Below, find the line containing "Output the web" and the line containing "1500, 1525, 1550];"; reproduce exactly those two and every line between them, omitting pictures.

::::::::

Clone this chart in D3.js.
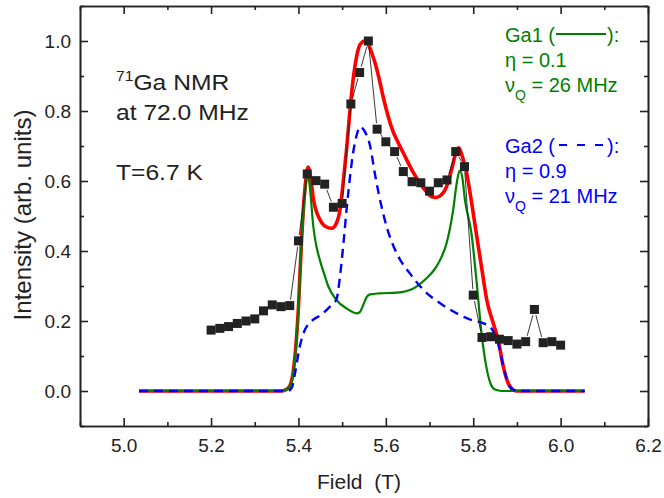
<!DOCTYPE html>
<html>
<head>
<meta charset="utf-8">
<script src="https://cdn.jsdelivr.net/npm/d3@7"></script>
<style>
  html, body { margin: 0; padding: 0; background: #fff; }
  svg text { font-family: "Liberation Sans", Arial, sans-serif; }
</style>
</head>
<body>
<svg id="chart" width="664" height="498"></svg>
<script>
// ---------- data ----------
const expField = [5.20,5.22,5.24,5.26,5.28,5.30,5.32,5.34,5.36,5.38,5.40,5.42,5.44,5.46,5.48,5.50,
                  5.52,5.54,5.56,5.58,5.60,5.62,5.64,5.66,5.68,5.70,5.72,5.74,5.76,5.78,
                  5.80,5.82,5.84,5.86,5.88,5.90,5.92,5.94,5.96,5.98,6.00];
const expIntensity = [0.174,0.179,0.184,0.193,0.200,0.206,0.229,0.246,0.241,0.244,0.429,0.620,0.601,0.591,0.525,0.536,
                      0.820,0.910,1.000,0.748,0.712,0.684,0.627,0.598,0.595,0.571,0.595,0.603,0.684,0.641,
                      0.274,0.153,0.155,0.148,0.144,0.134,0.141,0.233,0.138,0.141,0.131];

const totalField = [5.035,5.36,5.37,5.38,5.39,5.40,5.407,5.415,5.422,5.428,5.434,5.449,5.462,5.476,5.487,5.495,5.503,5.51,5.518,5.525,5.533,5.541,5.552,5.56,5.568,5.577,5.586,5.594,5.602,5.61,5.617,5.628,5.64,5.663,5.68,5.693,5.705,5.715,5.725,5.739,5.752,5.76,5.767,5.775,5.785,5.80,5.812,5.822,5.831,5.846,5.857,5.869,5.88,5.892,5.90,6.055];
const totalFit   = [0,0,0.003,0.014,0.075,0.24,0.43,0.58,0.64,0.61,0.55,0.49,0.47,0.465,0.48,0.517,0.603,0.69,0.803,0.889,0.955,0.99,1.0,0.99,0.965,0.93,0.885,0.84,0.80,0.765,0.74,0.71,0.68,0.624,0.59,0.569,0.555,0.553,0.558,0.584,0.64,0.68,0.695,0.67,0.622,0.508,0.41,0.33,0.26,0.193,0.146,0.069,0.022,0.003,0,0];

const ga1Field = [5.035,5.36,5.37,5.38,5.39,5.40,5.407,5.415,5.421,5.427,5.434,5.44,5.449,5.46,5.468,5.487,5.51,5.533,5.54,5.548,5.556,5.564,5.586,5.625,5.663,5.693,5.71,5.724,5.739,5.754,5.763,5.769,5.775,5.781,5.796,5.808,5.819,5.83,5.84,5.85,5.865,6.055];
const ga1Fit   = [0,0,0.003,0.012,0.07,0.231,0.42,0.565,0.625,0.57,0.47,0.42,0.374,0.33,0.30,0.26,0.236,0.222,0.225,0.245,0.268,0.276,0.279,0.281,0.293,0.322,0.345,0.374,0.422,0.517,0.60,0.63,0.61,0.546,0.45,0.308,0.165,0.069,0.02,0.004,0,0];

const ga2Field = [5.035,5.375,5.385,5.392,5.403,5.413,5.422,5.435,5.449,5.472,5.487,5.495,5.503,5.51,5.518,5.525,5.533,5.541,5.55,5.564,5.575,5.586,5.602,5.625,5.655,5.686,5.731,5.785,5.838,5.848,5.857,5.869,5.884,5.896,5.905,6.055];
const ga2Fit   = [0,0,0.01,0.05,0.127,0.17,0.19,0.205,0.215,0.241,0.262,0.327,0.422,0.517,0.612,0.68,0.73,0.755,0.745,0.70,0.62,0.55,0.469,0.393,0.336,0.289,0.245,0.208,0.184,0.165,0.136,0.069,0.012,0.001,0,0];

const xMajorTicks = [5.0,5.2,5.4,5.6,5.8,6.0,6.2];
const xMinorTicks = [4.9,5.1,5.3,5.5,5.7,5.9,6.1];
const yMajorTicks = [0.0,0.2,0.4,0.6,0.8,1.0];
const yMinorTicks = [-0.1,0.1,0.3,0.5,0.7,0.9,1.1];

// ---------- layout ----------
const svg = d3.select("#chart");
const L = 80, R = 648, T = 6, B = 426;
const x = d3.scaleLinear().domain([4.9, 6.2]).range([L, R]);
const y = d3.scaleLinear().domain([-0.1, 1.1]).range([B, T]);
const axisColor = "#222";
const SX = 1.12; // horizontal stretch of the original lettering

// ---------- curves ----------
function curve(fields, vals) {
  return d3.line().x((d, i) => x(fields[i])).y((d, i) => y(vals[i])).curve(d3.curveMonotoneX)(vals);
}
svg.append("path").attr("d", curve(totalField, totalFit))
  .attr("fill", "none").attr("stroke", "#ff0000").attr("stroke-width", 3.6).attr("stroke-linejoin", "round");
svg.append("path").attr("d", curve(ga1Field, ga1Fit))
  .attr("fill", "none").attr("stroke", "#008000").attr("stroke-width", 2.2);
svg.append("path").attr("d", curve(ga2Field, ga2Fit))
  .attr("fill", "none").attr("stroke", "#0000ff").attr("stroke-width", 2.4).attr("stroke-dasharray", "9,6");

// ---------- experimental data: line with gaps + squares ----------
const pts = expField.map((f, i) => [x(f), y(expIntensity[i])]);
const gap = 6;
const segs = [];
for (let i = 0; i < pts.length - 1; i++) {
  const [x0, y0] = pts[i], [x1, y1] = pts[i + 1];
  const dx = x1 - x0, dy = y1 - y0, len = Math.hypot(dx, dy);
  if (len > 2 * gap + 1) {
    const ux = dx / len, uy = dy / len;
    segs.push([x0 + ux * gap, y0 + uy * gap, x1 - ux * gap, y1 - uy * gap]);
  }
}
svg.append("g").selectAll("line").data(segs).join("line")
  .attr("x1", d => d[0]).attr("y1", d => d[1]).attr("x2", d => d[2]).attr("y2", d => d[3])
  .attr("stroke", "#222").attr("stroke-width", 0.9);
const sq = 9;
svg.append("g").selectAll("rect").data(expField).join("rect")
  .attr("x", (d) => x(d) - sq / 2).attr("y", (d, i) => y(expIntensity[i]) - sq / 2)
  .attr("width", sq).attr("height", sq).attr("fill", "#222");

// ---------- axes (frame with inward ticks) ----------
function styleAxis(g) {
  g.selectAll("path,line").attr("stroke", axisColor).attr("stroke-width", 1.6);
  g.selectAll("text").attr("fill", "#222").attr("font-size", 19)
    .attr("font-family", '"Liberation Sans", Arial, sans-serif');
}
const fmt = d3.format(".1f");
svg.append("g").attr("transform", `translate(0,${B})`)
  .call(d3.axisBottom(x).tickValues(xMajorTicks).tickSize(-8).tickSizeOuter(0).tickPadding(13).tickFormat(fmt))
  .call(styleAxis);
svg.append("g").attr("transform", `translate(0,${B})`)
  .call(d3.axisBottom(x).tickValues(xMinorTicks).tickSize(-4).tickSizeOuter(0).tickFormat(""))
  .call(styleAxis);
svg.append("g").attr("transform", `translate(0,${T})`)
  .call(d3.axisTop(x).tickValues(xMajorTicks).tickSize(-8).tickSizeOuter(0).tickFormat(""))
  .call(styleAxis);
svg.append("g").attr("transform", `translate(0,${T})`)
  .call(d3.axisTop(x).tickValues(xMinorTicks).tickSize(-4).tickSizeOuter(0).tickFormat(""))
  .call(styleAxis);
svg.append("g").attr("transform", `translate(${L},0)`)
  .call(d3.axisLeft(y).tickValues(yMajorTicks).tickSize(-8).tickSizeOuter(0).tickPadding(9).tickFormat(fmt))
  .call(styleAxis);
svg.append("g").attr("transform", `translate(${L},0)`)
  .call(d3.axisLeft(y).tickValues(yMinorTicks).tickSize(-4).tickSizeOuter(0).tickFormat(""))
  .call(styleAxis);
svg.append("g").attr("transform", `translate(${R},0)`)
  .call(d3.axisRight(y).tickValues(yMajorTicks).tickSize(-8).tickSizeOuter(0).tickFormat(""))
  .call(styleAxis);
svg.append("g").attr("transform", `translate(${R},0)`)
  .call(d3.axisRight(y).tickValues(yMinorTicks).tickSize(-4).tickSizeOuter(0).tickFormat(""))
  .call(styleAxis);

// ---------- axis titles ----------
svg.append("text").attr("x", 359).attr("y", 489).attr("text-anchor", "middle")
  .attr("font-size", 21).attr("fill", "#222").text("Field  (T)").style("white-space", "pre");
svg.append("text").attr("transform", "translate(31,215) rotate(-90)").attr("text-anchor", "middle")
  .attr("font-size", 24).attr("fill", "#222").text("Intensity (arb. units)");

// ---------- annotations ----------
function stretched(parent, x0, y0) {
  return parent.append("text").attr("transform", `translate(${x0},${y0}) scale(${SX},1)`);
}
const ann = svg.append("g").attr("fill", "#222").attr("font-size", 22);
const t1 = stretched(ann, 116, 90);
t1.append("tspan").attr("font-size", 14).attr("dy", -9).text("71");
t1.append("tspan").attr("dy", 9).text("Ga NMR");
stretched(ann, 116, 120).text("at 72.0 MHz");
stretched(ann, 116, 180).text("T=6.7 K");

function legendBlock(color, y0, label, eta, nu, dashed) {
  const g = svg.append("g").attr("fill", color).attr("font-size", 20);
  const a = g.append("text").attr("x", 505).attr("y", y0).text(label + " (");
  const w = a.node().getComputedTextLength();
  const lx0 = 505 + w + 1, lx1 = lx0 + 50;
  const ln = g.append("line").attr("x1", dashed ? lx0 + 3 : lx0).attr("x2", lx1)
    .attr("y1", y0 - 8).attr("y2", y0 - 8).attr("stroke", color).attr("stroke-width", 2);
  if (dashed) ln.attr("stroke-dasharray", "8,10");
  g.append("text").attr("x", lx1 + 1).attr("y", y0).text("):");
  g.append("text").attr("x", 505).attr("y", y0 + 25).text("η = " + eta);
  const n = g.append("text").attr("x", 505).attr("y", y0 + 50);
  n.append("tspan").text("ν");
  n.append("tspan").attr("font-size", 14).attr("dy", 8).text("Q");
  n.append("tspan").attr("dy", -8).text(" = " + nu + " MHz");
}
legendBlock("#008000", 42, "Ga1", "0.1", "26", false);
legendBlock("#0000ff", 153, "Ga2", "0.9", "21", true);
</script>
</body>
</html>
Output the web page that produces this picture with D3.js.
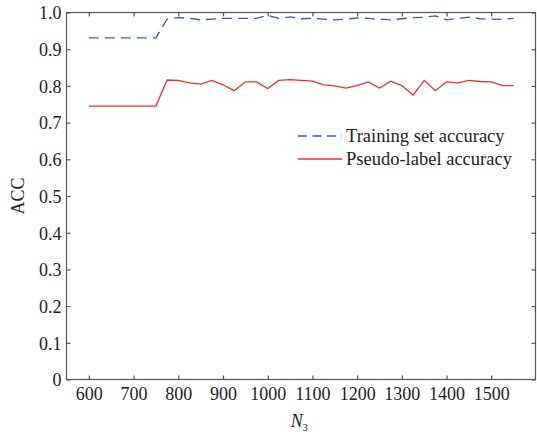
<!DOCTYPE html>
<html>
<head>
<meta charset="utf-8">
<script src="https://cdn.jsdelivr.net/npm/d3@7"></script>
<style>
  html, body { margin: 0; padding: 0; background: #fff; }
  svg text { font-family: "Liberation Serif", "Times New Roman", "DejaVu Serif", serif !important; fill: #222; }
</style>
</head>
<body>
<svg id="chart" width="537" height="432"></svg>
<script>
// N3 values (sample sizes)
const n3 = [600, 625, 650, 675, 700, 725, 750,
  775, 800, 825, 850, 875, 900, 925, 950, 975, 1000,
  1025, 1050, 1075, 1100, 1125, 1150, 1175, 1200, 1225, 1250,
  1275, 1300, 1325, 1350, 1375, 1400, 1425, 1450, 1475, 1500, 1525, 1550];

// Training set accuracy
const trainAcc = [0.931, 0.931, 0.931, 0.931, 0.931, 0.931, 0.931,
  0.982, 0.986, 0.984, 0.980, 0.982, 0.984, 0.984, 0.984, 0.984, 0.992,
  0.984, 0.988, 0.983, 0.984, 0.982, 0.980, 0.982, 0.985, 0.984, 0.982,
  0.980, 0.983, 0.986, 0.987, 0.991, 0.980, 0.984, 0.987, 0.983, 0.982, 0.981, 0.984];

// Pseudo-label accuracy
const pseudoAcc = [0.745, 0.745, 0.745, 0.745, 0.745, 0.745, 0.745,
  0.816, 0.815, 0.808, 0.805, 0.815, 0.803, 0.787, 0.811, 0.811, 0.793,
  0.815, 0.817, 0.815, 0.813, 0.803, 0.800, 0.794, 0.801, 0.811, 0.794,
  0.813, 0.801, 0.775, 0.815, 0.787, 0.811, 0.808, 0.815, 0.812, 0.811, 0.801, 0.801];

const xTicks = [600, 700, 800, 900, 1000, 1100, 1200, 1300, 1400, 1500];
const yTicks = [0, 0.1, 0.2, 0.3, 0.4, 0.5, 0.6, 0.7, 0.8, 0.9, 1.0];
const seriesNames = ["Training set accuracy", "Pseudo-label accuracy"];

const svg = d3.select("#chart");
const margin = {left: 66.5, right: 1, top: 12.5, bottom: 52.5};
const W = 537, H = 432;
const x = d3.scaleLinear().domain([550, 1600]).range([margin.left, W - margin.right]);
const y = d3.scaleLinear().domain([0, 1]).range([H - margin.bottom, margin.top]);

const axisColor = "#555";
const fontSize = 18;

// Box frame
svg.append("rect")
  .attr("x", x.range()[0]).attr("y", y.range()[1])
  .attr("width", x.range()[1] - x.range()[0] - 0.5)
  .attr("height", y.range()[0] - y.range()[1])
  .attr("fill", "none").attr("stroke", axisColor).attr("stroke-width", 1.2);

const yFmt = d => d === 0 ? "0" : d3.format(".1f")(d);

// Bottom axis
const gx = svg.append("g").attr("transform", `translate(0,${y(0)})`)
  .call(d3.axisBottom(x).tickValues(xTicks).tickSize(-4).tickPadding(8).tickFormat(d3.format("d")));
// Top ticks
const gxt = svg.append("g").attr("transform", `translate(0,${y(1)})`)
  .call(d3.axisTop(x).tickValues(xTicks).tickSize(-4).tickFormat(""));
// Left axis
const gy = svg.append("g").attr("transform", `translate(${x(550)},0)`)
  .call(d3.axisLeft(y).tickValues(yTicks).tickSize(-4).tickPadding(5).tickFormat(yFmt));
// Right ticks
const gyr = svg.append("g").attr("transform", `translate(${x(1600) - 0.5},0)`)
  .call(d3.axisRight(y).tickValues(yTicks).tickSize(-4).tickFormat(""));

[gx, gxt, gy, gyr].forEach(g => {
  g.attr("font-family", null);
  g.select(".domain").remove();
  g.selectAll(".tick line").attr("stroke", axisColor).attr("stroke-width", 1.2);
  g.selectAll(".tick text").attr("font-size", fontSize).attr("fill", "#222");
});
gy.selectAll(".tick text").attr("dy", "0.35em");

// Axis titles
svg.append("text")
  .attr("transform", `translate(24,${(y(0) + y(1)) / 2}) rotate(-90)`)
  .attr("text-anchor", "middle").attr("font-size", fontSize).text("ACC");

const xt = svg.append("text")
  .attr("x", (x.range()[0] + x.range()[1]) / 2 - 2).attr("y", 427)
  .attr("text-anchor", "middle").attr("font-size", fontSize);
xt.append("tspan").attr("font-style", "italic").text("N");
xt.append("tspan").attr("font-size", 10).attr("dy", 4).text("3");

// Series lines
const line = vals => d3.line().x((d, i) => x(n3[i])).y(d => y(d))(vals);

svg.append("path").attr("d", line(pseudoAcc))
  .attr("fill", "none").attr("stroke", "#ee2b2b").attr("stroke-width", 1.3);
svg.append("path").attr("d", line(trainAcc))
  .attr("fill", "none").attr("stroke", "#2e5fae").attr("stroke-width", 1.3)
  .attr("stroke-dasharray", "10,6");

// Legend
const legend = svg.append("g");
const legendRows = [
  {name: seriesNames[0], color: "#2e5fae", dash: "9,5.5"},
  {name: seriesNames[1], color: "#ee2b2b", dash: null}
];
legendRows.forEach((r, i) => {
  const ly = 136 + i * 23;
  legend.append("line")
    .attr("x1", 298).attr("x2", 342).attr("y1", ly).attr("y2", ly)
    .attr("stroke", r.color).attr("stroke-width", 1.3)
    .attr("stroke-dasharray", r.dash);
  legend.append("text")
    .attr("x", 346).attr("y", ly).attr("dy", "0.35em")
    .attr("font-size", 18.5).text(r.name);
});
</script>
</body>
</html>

::::::::

Solution to this exercise:
Output the web page that produces this picture with D3.js.
<!DOCTYPE html>
<html>
<head>
<meta charset="utf-8">
<script src="https://cdn.jsdelivr.net/npm/d3@7"></script>
<style>
  html, body { margin: 0; padding: 0; background: #fff; }
  svg text { font-family: "Liberation Serif", "Times New Roman", "DejaVu Serif", serif !important; fill: #222; }
</style>
</head>
<body>
<svg id="chart" width="537" height="432"></svg>
<script>
// N3 values (sample sizes)
const n3 = [600, 625, 650, 675, 700, 725, 750,
  775, 800, 825, 850, 875, 900, 925, 950, 975, 1000,
  1025, 1050, 1075, 1100, 1125, 1150, 1175, 1200, 1225, 1250,
  1275, 1300, 1325, 1350, 1375, 1400, 1425, 1450, 1475, 1500, 1525, 1550];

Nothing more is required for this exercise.